Powell, unable to throw, devoted his energies to loosening the dog’s grip. Wolf, seeing Ab was so strangely preoccupied, circled his bases. Wolf made three home runs that year. He would have made only two if it hadn’t been for a dog.
A sheep and two dogs knocked John L. Sullivan, the great heavyweight boxing champion, to the ground while he was umpiring a game at Waterbury, Conn. It happened when Sullivan was at the height of his pugilistic career in the 1880s.
Sullivan had a great liking for baseball and fancied himself to be quite a pitcher. In his trips around the country he frequently umpired games. Named to umpire the game at Waterbury, a charity affair with 4,000 spectators, he strode to the middle of the diamond wearing a Prince Albert coat.
A Waterbury newspaper reported that he was in complete control of everything until the seventh inning. That was when the sheep and two dogs appeared on the scene. The sheep was the Waterbury Team’s mascot.

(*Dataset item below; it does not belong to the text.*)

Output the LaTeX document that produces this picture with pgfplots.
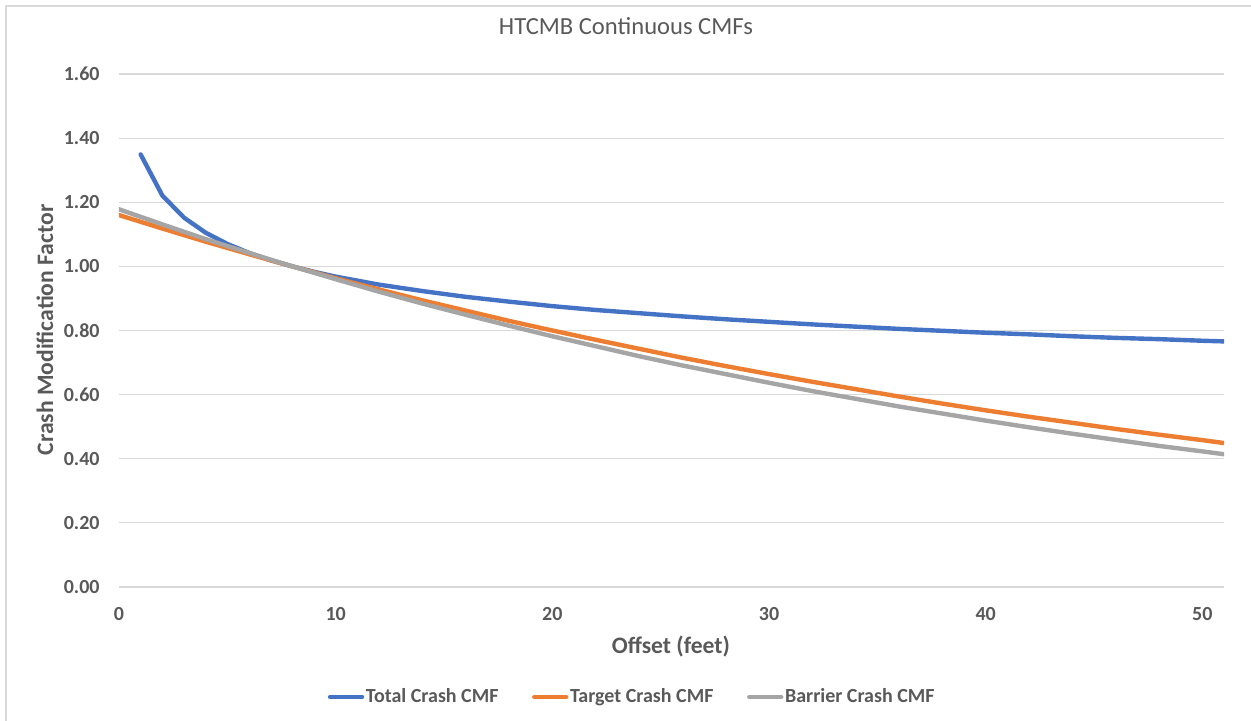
\documentclass[border=0pt]{standalone}
\usepackage{fontspec}
\setmainfont{Carlito}
\usepackage{pgfplots}
\pgfplotsset{compat=1.18}
\definecolor{txt}{HTML}{595959}
\definecolor{gridc}{HTML}{D9D9D9}
\definecolor{cblue}{HTML}{4472C4}
\definecolor{corange}{HTML}{ED7D31}
\definecolor{cgray}{HTML}{A5A5A5}
\begin{document}
\begin{tikzpicture}
\begin{axis}[
  scale only axis,
  width=552.5pt, height=256.5pt,
  xmin=0, xmax=51, ymin=0, ymax=1.6,
  xtick={0,10,20,30,40,50},
  ytick={0,0.2,0.4,0.6,0.8,1.0,1.2,1.4,1.6},
  axis line style={draw=none},
  major tick length=0pt,
  xmajorgrids=false, ymajorgrids=true,
  major grid style={draw=gridc, line width=0.6pt},
  /pgf/number format/assume math mode=true,
  yticklabel style={/pgf/number format/.cd, fixed, fixed zerofill, precision=2, /tikz/.cd,
     font=\bfseries\fontsize{10}{12}\selectfont, text=txt, anchor=east, inner sep=0pt, xshift=-9.5pt},
  xticklabel style={font=\bfseries\fontsize{10}{12}\selectfont, text=txt, anchor=center, inner sep=0pt, yshift=-13.5pt},
  title={HTCMB Continuous CMFs},
  title style={at={(axis description cs:0.4588,1.0702)}, anchor=center, font=\fontsize{12.3}{14}\selectfont, text=txt},
  xlabel={Offset (feet)},
  xlabel style={at={(axis description cs:0.4995,-0.117)}, anchor=center, font=\bfseries\fontsize{11.8}{14}\selectfont, text=txt},
  ylabel={Crash Modification Factor},
  ylabel style={at={(axis description cs:-0.067,0.501)}, anchor=center, rotate=0, font=\bfseries\fontsize{11.8}{14}\selectfont, text=txt},
  legend columns=3,
  legend style={at={(axis description cs:0.4643,-0.2144)}, anchor=center, draw=none, fill=none,
     font=\bfseries\fontsize{10}{12}\selectfont, text=txt,
     nodes={inner sep=0.8pt},
     /tikz/every even column/.append style={column sep=16pt}},
  legend image code/.code={\draw[#1] (0pt,0pt) -- (16pt,0pt);},
  every axis plot/.append style={line width=2.2pt, line join=round, line cap=round},
]
\addplot[cblue] coordinates {
(1,1.349)(2,1.221)(3,1.152)(4,1.105)(5,1.070)(6,1.042)(7,1.019)(8,1.000)(9,0.983)(10,0.968)
(12,0.943)(14,0.923)(16,0.905)(18,0.890)(20,0.876)(22,0.864)(24,0.854)(26,0.844)(28,0.835)
(30,0.827)(32,0.819)(34,0.812)(36,0.805)(38,0.799)(40,0.793)(42,0.788)(44,0.782)(46,0.777)
(48,0.773)(50,0.768)(51,0.766)};
\addlegendentry{Total Crash CMF}
\addplot[corange] coordinates {
(0,1.160)(2,1.118)(4,1.077)(6,1.038)(8,1.000)(10,0.963)(12,0.928)(14,0.894)(16,0.862)
(18,0.830)(20,0.800)(22,0.771)(24,0.743)(26,0.715)(28,0.689)(30,0.664)(32,0.640)(34,0.617)
(36,0.594)(38,0.572)(40,0.551)(42,0.531)(44,0.512)(46,0.493)(48,0.475)(50,0.458)(51,0.449)};
\addlegendentry{Target Crash CMF}
\addplot[cgray] coordinates {
(0,1.178)(2,1.131)(4,1.085)(6,1.042)(8,1.000)(10,0.960)(12,0.921)(14,0.884)(16,0.849)
(18,0.815)(20,0.782)(22,0.751)(24,0.720)(26,0.691)(28,0.664)(30,0.637)(32,0.611)(34,0.587)
(36,0.563)(38,0.541)(40,0.519)(42,0.498)(44,0.478)(46,0.459)(48,0.440)(50,0.423)(51,0.414)};
\addlegendentry{Barrier Crash CMF}
\end{axis}
\pgfresetboundingbox
\useasboundingbox (-59.5pt,-67pt) rectangle (566pt,293.5pt);
\draw[gridc, line width=0.6pt] (-56.5pt,-67pt) -- (-56.5pt,290.5pt) -- (566pt,290.5pt);
\end{tikzpicture}
\end{document}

The dogs had come through an open gate. They saw the sheep and headed for it.
The sheep, in a frenzy and seeking protection, streaked to where Sullivan was standing.
The champion soon was in the center of a major rumpus, with the three animals running around his legs and bumping into them. He couldn’t keep his balance and fell.
After the animals were chased away, Sullivan got to his feet, faced the crowd and bellowed “I’ll warrant you there isn’t anything or anybody that gets around on two legs can drop me like that.”
EDITOR’S NOTE: Mr. Smith, for obvious reasons, does not include in this article the historic game played in rural Iowa in the 1890’s. The batter hit a long drive which rolled almost to the fence in deep center field. There a pig was rooting in the grass and before the center fielder could recover the ball the pig had eaten it. In the meantime the batter rounded the bases with baseball’s first “inside-the-pork” home run.